Daily Blog

An Awful Thing to Waste – The Push to Consume More Natural Gas Close to Where It’s Produced

There are two primary drivers for consuming more natural gas close to where it emerges from production wells. One is to eliminate routine gas flaring, which is wasteful and environmentally detrimental, and the other — especially true in takeaway-constrained plays like the Permian — is to add value to gas that otherwise would be sold downstream at steeply discounted prices. In today’s RBN blog, we discuss some innovative approaches to maximizing gas value by consuming it “in-basin” — and the potential for a lot more gas to be used in West Texas and southeastern New Mexico.

We first blogged about gas flaring a dozen years ago, in the RBN blogosphere’s Stone Age, noting that one-third — yes, one-third! — of the associated gas then being produced in the booming Bakken was being flared. The main culprit was a dire lack of gas gathering systems, gas processing plants and long-haul gas pipelines, whose development was far outpaced by the increases in crude oil and associated gas production. Gas flaring wasn’t a new thing, of course. In fact, crude-oil-focused E&Ps have been flaring gas in the U.S. since the first oil was produced in western Pennsylvania more than 160 years ago, both for safety reasons and — then as now — for lack of infrastructure.

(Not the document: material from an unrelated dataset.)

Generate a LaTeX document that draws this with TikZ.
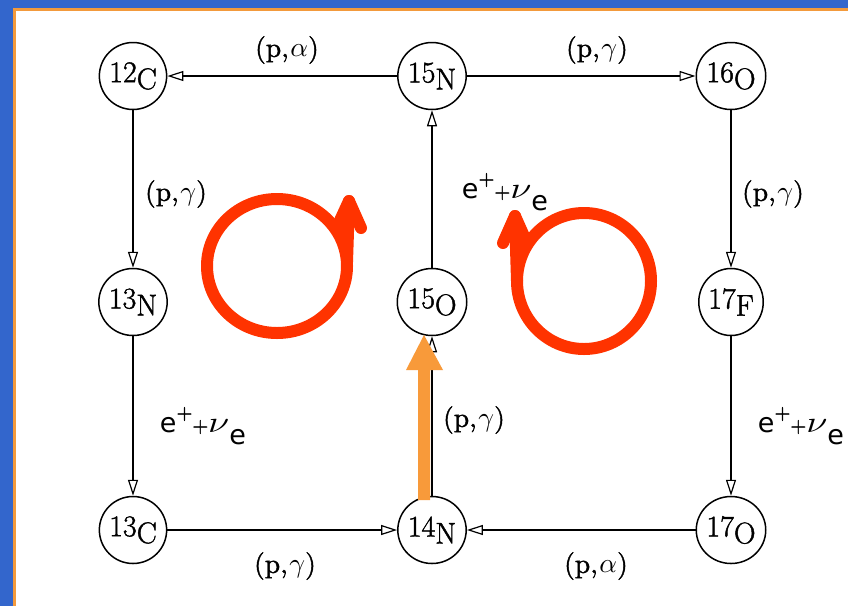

As we’ve discussed often (see It Don’t Come Easy and Cover Me), there’s a big push in the U.S. — and globally — to reduce greenhouse gas (GHG) emissions, with a special focus on both carbon dioxide (because of the gargantuan volumes involved) and methane (because of its heat-trapping potency). And that’s spurred broad efforts to eliminate all “routine” (non-emergency/non-safety-related) flaring of natural gas by 2030 (if not sooner). The U.S. and more than 30 other countries have agreed to work toward that target, as have more than 50 large oil and gas companies.